Processing ships with the Minim library for dealing with audio, and there was an example provided for using the Fast Fourier Transform (FFT) to analyze spectrum.  I found the output to be pretty non-intuitive, so I wrote a music visualizer to help me "see" the music, and try to identify visually when a beat had taken place.

I started getting pretty good results by looking for large changes in any of the FFT "buckets", which roughly correspond to octaves.  Ie, if an octave has been at the same volume (usually silent) for a while, and then suddenly has sound, my software guesses that it's a beat.  If not a beat, something interesting that you are probably paying attention to!

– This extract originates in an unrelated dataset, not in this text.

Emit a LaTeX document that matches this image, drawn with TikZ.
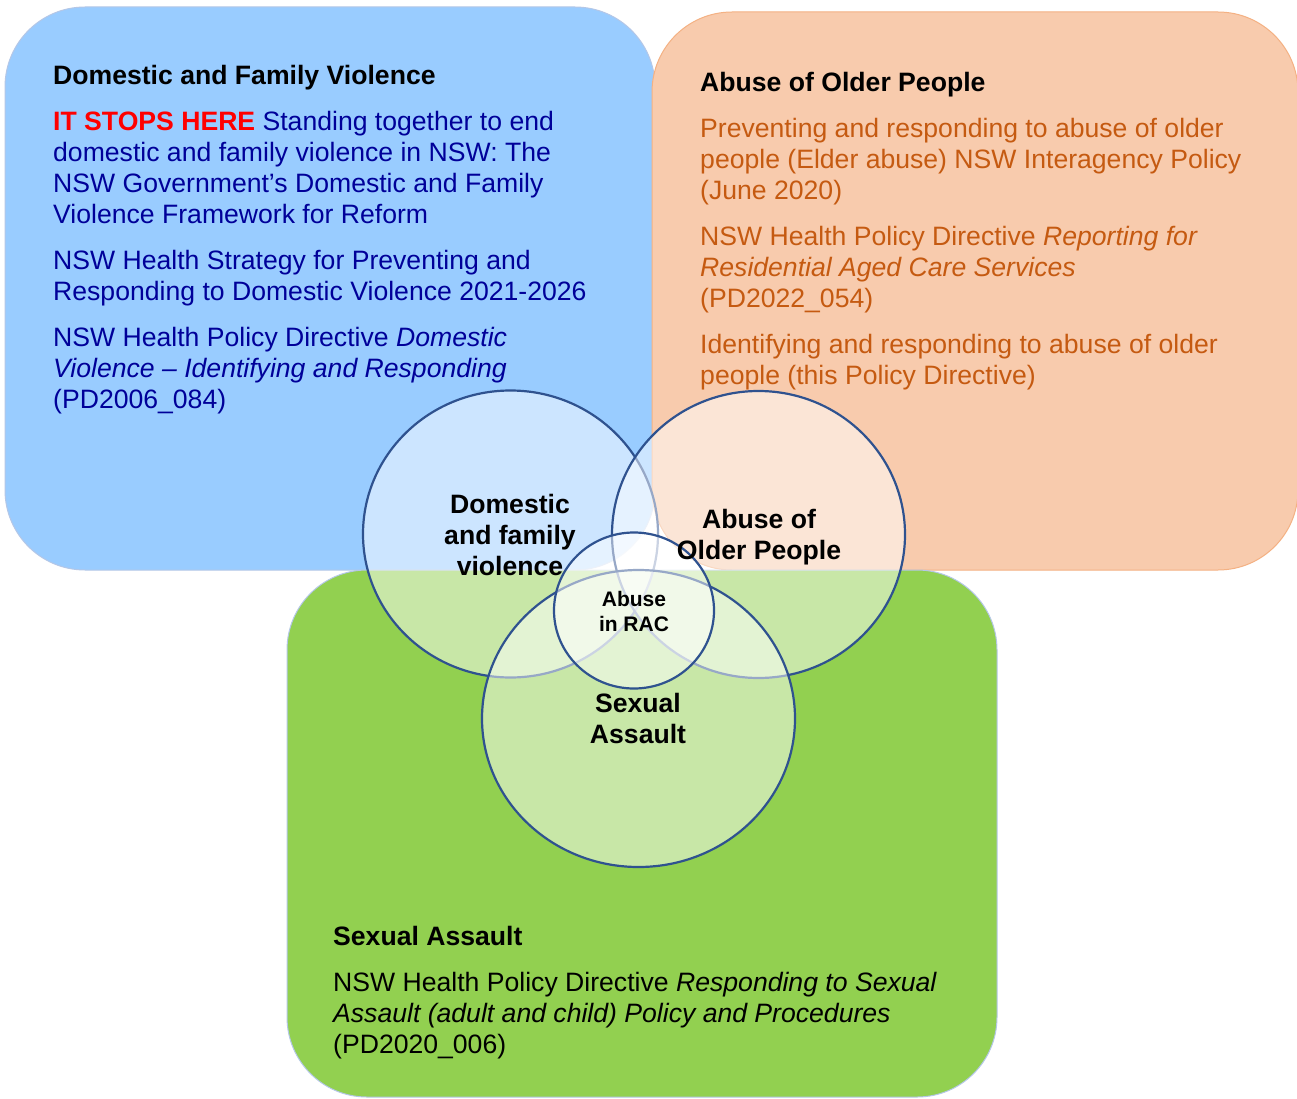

To get a color, each bucket is assigned a range on the color wheel (which slowly rotates with time.)  When the beat happens in a bucket, the Arduino/head is illuminated with the bucket's associated color.  Additionally, there's a pretty quick fall-off so that each beat fades away within a second or so.  The color of the beat being sent to the Arduino is indicated by the horizontal bar at the bottom of the visualizer.

The program also has some keyboard controls to adjust the vertical scale of the visualizer, the color rotation, or the sensitivity of the beat detection.

Lastly, the Processing sketch analyzes audio from the default Audio Input port of the computer.  The computer's operating system controls whether this is your microphone or the input jack on your sound card.  On my Mac, I used SoundFlower to route the computer's regular audio (such as from iTunes) into a virtual Audio Input port which I made the system default, so that the Processing sketch could analyze it.  Definitely awkward but it worked.

This thing was going to be lighting things up at a party, so I figured a bread board was a little too fragile.  Enter prototype boards!  These little guys are one step up from the bread board: more permanent, but you've got to solder stuff.  I got mine from a RadioShack up the street, but there are lots of options on the internet.

My kind didn't have copper connecting each strip, so I had to make connections between components by soldering the leads to each other directly.  With enough solder and a steady hand, this worked surprisingly well!  I only needed a few extra pieces of wire, and that was mostly to keep the layout looking neat.  Also one critical inspiration was that I could solder on both sides of the board.

If your LED strip didn't come with a connector, this would be a good time to put one in.  This will allow you to detach the LEDs from the Arduino, which is very useful for building a housing around it.

The last clever thing I did here was to organize the layout of the board and then solder on some headers such that it could be "snapped" onto the Arduino similar to a shield.  Annoyingly, one set of headers on the Arduino (the one that includes the ground) is offset by about half a pin.  I had to bend the header before soldering it to the proto-board in order for it to align properly.

After lining up the Arduino inside the wooden box, I marked where I would drill holes for the Arduino's USB and power jacks, the LED connector cable, and the Arduino's mounting screws.  In my case, a super small saw (like on a swiss army knife) was a more useful tool to create square holes than the drill.

I opted to use only 2 mounting screws because that would allow me to hide them under the neck of the glass head.  Plus the holes for the power and USB jacks made the Arduino pretty firmly wedged in there.  To keep things tidy, I taped down the connector cable.

Glueing on the head was surprisingly easy.  I placed it on the box where I wanted it, and traced a circle around the neck.  I picked a silicone glue because it's super goopy and I wanted there to be good contact between the wood and the relatively curvy bottom rim of the neck.  The glue starts to set in about 5 minutes, so I had plenty of time to squeeze out a thick ring of it over my tracing and then place and align the head on top.  For good measure, I also applied more glue around the outside, and used a paper towel to wipe away any extra.  And then vigorously washed my hands with soap!  The glue takes about 24 hours to cure and doesn't smell great while doing it - I recommend sticking it outside or in the garage if you have one.

As cool as the visualizer was, it was kind of a pain to be tethered to a computer that had to be running my special software (and that bizarre audio input setup.)  The piece would be better if it was stand-alone and could accept audio from a more general source.  To accomplish that, I'd put an audio input jack into the base and do all the beat detection logic on the Arduino itself.  If I was feeling fancy, I might add a small screen or tiny LED array in the base to show the visualization.